The students in the highly competitive condition narrowed their eyes, rolled up their sleeves, focused their minds and cheated. That’s right, the students playing under the more competitive prize rules didn’t complete any more mazes than students in the control group, they just cheated more.
Reading this reminded me of the work of Yale University researcher Stanley Milgram. His most famous book is called Obedience, which details experiments that revealed 65 percent of his subjects were willing to give 450-volt electric shocks to innocent people crying out in pain, simply because a scientific authority told them to do so.
Milgram concluded, “The social psychology of this century reveals a major lesson: often it is not so much the kind of person a man is as the kind of situation in which he finds himself that determines how he will act.”
Were the people who gave the electric shocks sadistic people? Were the people who cheated in the maze study above immoral folks? I don’t think so.
Similarly, kids who fall asleep in class, who don’t do their homework, and who take the bathroom pass and spend the class period roaming the halls—these aren’t bad kids. And don’t think for a minute that they don’t want to learn. They are, like Milgram suggests, products of their environment.

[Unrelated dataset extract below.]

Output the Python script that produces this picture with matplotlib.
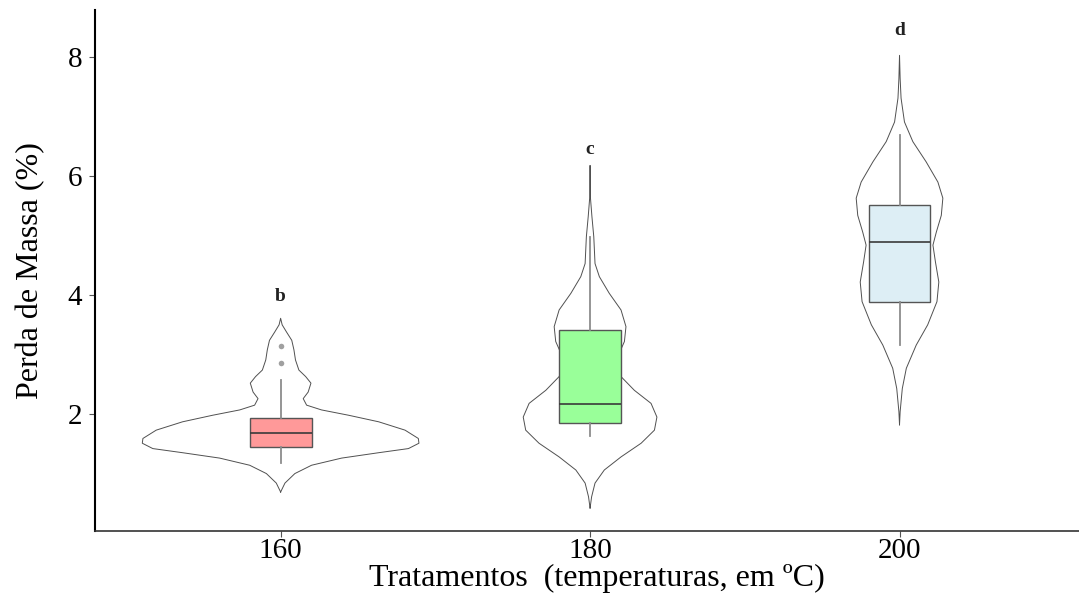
import numpy as np
import matplotlib
matplotlib.use("Agg")
from matplotlib import pyplot as plt

# groups
groups = ["160", "180", "200"]
letters = ["b", "c", "d"]
letter_y = [3.97, 6.45, 8.45]

# violin outlines: height levels and half widths (x units)
v160_y = [0.69, 0.84, 1.00, 1.14, 1.26, 1.35, 1.42, 1.51, 1.59, 1.73, 1.87, 1.98, 2.07, 2.15, 2.26,
          2.37, 2.52, 2.63, 2.74, 2.91, 3.08, 3.24, 3.38, 3.50, 3.61]
v160_w = [0.0, 0.014, 0.046, 0.100, 0.197, 0.316, 0.413, 0.447, 0.445, 0.402, 0.317, 0.220, 0.132, 0.084, 0.073,
          0.089, 0.098, 0.081, 0.059, 0.048, 0.043, 0.036, 0.019, 0.005, 0.0]
v180_y = [0.42, 0.61, 0.84, 1.06, 1.28, 1.51, 1.73, 1.95, 2.18, 2.40, 2.63, 2.82, 2.96, 3.22, 3.47,
          3.75, 4.03, 4.31, 4.53, 4.98, 5.32, 5.65, 6.18]
v180_w = [0.0, 0.005, 0.016, 0.046, 0.100, 0.165, 0.208, 0.216, 0.197, 0.143, 0.100, 0.084, 0.089, 0.111, 0.116,
          0.100, 0.062, 0.030, 0.016, 0.012, 0.006, 0.001, 0.0]
v200_y = [1.82, 2.04, 2.43, 2.77, 3.16, 3.50, 3.89, 4.22, 4.56, 4.84, 5.06, 5.34, 5.63, 5.90, 6.24,
          6.58, 6.91, 7.31, 7.64, 8.03]
v200_w = [0.0, 0.002, 0.009, 0.022, 0.054, 0.091, 0.121, 0.127, 0.116, 0.108, 0.119, 0.135, 0.140, 0.124, 0.086,
          0.043, 0.016, 0.005, 0.002, 0.0]

# boxplot stats
whislo = [1.18, 1.63, 3.16]
q1 = [1.45, 1.85, 3.88]
med = [1.68, 2.17, 4.89]
q3 = [1.93, 3.41, 5.51]
whishi = [2.57, 4.97, 6.69]
fliers = [[2.86, 3.14], [], []]
box_colors = ["#ff9999", "#99ff99", "#ddeef5"]

plt.rcParams["font.family"] = ["Liberation Serif", "DejaVu Serif"]

fig = plt.figure(figsize=(10.79, 5.96), dpi=100)
ax = fig.add_axes([0.088, 0.109, 0.912, 0.874])

pos = [1, 2, 3]
for p, vy, vw in zip(pos, [v160_y, v180_y, v200_y], [v160_w, v180_w, v200_w]):
    vy = np.array(vy)
    vw = np.array(vw)
    xs = np.concatenate([p - vw, (p + vw)[::-1]])
    ys = np.concatenate([vy, vy[::-1]])
    ax.plot(xs, ys, color="#505050", lw=0.7, solid_joinstyle="round")

stats = []
for i in range(3):
    stats.append(dict(whislo=whislo[i], q1=q1[i], med=med[i], q3=q3[i],
                      whishi=whishi[i], fliers=fliers[i]))
bp = ax.bxp(stats, positions=pos, widths=0.2, patch_artist=True, showcaps=False,
            boxprops=dict(edgecolor="#555555", linewidth=1.0),
            whiskerprops=dict(color="#8c8c8c", linewidth=1.3),
            medianprops=dict(color="#3a3a3a", linewidth=1.2),
            flierprops=dict(marker="o", markersize=4, markerfacecolor="#a0a0a0",
                            markeredgecolor="none"))
for b, c in zip(bp["boxes"], box_colors):
    b.set_facecolor(c)

for p, l, ly in zip(pos, letters, letter_y):
    ax.text(p, ly, l, ha="center", va="center", fontsize=14, fontweight="bold", color="#222222")

ax.set_xlim(0.4, 3.58)
ax.set_ylim(0.034, 8.79)
ax.set_xticks(pos)
ax.set_xticklabels(groups)
ax.set_yticks([2, 4, 6, 8])
ax.tick_params(length=4, color="#555555", width=0.8)
ax.tick_params(axis="x", labelsize=21, pad=1)
ax.tick_params(axis="y", labelsize=21, pad=5)
ax.set_xlabel("Tratamentos  (temperaturas, em ºC)", fontsize=23, labelpad=0)
ax.xaxis.label.set_x(0.51)
ax.set_ylabel("Perda de Massa (%)", fontsize=23, labelpad=16)

for s in ["top", "right"]:
    ax.spines[s].set_visible(False)
ax.spines["left"].set_linewidth(1.5)
ax.spines["left"].set_color("black")
ax.spines["bottom"].set_linewidth(1.2)
ax.spines["bottom"].set_color("#333333")

fig.savefig("out.png", dpi=100)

When you tell kids to study in order to get a good grade, you’re cultivating an environment in which external rewards are more important than learning.
When you tell kids to study so they can get into a good college, you’re cultivating an environment in which the future is more important than the present.
When you tell kids they need to ask permission to use the bathroom, you’re cultivating an environment that encourages them to look always to authority figures for what to do.
Transforming our schools has almost nothing to do with curriculum, and almost everything to do with the environments we create for kids.